*Problem requirements*:
Begin at the first line of the data and copy each line through the one containing "const yTicks = [-100, 0, 100, 200, 300, 400, 500];", that line included, with no pictures.

*Extracted records*:
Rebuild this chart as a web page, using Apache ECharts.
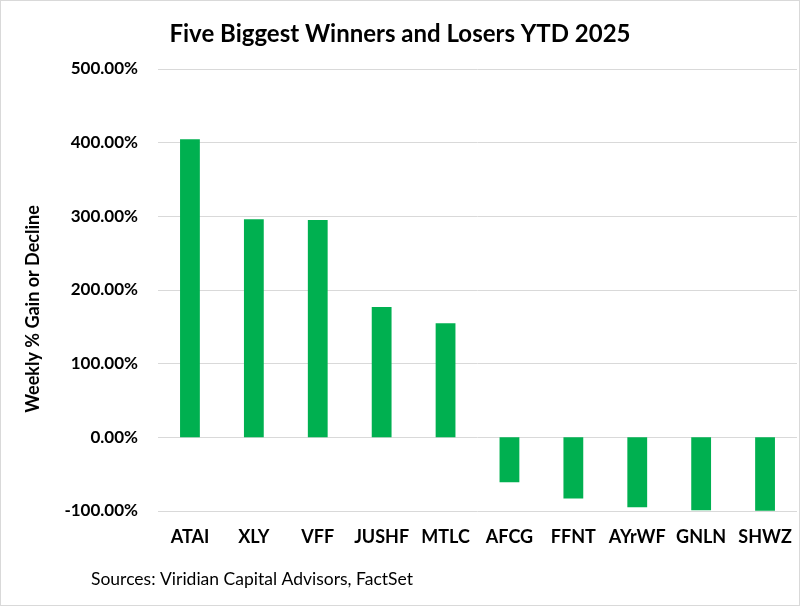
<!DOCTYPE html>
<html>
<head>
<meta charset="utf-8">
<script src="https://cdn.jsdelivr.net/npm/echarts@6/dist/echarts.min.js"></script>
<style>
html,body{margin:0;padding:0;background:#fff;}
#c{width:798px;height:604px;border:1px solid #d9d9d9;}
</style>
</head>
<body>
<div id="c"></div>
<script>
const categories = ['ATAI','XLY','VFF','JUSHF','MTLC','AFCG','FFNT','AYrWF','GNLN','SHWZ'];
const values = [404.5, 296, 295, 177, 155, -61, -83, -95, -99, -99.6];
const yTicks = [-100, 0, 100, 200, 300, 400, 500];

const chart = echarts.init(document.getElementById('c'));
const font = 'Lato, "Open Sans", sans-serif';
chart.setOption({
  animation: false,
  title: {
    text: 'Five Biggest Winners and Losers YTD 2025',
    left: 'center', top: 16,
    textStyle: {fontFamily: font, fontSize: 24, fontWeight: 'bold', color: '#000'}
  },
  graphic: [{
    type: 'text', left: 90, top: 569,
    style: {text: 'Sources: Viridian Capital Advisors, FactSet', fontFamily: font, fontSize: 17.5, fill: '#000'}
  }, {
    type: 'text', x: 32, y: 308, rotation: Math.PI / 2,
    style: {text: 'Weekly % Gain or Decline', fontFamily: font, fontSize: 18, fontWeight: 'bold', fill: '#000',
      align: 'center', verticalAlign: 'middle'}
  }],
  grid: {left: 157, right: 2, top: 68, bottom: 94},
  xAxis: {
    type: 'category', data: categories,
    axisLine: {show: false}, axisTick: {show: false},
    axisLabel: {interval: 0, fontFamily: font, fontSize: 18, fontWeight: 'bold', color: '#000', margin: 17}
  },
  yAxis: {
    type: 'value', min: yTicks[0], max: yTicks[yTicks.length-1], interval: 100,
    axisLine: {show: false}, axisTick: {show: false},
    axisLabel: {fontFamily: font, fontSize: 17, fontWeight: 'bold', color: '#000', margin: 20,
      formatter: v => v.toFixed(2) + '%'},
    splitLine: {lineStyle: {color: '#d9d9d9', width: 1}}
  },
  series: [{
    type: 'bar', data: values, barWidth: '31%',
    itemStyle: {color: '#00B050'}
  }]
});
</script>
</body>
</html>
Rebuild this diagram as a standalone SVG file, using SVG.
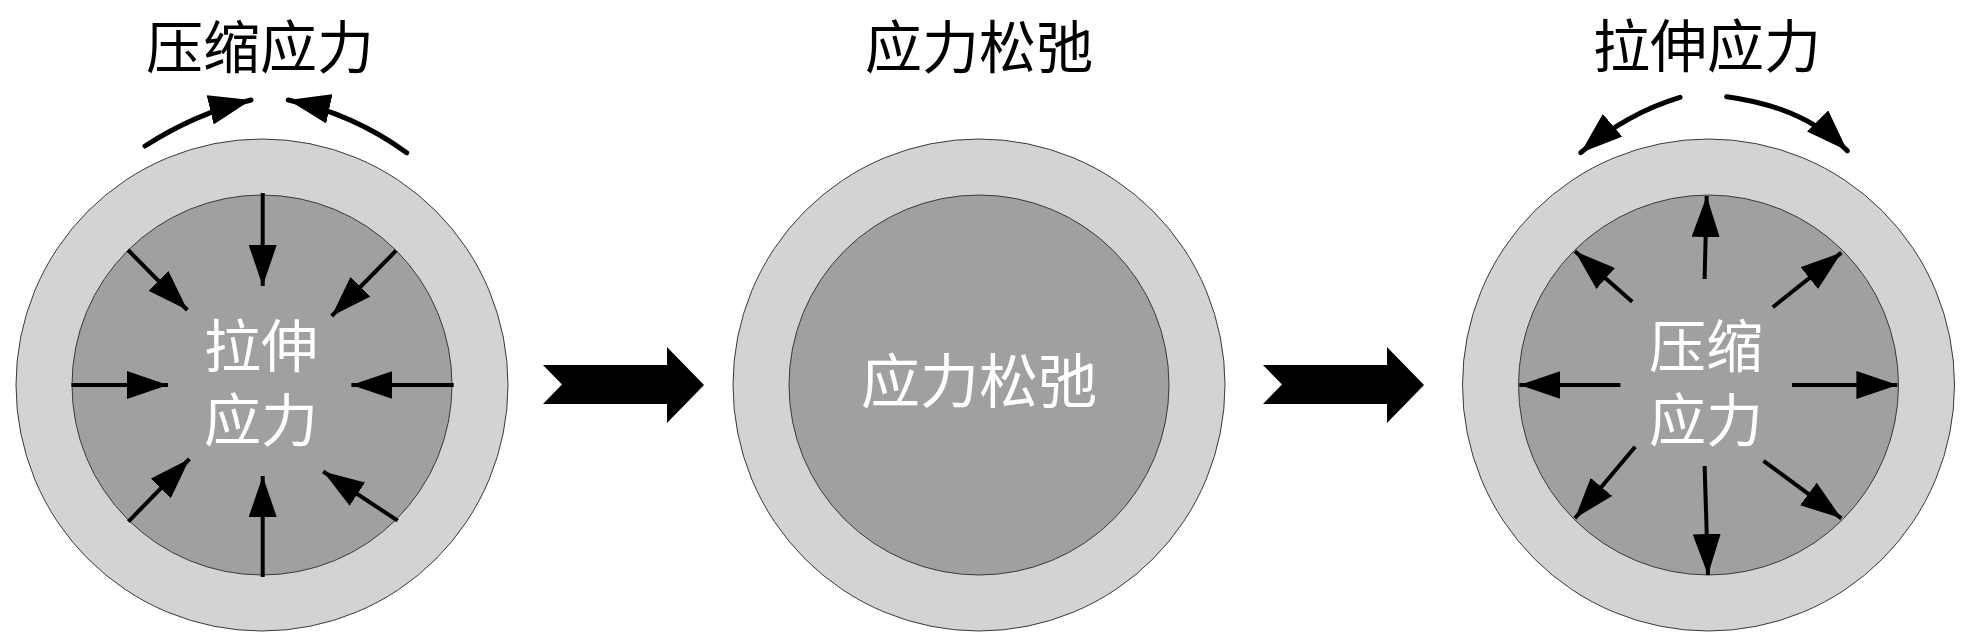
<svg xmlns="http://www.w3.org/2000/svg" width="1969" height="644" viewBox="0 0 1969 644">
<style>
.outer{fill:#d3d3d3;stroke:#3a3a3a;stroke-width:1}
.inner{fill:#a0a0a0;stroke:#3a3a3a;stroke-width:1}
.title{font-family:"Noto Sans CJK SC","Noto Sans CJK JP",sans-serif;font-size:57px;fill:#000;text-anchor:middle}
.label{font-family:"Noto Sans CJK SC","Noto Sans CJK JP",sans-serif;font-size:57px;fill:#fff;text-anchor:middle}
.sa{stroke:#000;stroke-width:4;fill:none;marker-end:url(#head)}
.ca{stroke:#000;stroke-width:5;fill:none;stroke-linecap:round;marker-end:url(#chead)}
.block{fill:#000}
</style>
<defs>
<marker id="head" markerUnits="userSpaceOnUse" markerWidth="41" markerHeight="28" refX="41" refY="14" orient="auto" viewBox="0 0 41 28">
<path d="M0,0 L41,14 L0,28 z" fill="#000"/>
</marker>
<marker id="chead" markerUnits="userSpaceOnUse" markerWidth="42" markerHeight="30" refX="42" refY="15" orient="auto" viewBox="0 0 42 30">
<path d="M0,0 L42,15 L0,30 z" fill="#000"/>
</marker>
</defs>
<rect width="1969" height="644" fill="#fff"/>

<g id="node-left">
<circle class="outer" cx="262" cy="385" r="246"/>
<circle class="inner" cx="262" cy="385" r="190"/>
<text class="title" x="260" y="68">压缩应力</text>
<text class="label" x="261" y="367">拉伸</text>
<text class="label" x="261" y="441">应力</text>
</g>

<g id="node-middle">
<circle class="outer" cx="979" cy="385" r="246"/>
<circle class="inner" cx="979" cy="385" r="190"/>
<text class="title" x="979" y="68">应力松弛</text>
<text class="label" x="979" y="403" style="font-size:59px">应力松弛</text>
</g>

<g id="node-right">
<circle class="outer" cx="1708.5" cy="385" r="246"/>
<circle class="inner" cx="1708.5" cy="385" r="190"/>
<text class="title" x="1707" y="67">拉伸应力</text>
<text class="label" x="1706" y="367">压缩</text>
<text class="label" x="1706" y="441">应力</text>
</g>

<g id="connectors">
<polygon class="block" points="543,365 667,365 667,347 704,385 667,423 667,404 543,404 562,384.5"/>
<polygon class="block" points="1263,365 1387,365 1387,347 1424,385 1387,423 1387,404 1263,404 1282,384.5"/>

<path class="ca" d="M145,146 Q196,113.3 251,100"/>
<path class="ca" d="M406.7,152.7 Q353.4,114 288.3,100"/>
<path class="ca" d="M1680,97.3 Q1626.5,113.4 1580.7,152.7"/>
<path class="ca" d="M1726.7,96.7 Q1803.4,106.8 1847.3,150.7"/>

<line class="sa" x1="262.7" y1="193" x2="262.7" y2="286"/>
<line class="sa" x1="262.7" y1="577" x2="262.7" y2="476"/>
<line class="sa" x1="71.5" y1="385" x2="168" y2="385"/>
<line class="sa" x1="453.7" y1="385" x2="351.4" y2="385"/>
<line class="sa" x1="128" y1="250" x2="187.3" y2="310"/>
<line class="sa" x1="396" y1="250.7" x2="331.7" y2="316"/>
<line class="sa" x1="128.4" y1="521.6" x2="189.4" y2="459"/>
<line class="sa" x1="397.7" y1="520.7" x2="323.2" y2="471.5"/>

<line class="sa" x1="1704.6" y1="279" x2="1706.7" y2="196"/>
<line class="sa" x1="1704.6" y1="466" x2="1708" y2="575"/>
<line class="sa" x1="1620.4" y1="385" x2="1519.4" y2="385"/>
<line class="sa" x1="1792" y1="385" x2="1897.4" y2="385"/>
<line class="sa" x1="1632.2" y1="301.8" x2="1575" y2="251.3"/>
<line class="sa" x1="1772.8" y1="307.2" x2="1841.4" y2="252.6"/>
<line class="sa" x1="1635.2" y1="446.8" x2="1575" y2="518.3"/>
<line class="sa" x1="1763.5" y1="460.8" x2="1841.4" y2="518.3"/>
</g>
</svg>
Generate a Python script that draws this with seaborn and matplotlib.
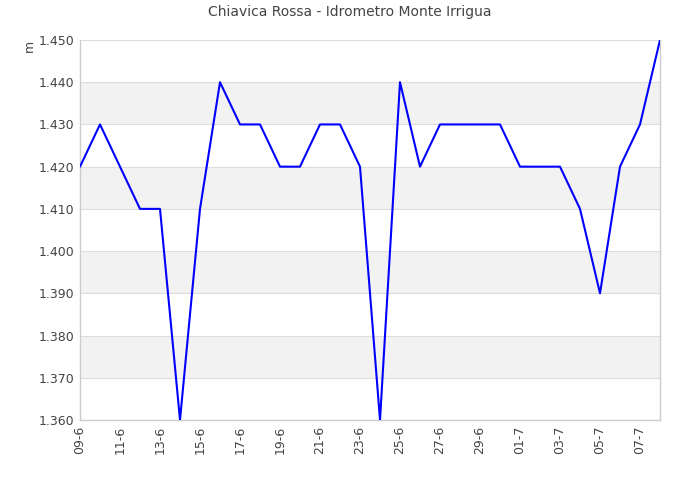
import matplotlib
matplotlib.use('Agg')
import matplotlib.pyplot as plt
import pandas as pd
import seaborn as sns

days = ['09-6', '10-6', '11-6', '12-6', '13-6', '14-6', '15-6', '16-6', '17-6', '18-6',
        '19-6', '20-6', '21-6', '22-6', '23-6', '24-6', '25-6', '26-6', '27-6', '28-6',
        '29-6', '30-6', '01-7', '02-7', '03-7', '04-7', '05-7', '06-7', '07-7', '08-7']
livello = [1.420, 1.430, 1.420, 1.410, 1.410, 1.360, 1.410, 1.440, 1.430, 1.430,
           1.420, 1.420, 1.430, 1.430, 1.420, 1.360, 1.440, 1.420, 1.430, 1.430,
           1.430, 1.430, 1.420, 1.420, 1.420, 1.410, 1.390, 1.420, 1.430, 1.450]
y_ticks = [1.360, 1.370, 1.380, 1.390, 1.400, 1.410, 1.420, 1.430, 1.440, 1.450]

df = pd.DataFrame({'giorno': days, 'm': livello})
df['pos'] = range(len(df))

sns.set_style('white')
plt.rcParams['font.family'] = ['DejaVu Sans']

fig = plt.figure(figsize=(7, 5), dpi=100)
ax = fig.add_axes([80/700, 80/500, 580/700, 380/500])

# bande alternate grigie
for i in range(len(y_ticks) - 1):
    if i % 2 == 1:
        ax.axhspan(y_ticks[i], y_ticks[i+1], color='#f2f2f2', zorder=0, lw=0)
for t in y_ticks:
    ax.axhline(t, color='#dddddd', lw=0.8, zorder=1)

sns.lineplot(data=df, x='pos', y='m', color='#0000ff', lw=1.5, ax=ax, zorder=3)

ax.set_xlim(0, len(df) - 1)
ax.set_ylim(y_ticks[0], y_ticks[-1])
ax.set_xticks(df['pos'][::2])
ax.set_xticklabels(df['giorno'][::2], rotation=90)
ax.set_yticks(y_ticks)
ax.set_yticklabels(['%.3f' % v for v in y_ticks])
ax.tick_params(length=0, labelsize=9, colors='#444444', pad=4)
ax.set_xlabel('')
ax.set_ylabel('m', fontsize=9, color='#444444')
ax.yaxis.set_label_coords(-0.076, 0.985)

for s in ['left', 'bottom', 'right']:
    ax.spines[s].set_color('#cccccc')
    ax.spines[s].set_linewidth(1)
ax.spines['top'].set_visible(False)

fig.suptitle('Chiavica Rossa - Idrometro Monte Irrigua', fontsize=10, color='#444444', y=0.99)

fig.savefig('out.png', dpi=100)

*Task answer*:
Rebuild this chart as a web page, using Apache ECharts.
<!DOCTYPE html>
<html>
<head>
<meta charset="utf-8">
<script src="https://cdn.jsdelivr.net/npm/echarts@6/dist/echarts.min.js"></script>
<style>
html,body{margin:0;padding:0;background:#fff;}
#c{width:798px;height:604px;border:1px solid #d9d9d9;}
</style>
</head>
<body>
<div id="c"></div>
<script>
const categories = ['ATAI','XLY','VFF','JUSHF','MTLC','AFCG','FFNT','AYrWF','GNLN','SHWZ'];
const values = [404.5, 296, 295, 177, 155, -61, -83, -95, -99, -99.6];
const yTicks = [-100, 0, 100, 200, 300, 400, 500];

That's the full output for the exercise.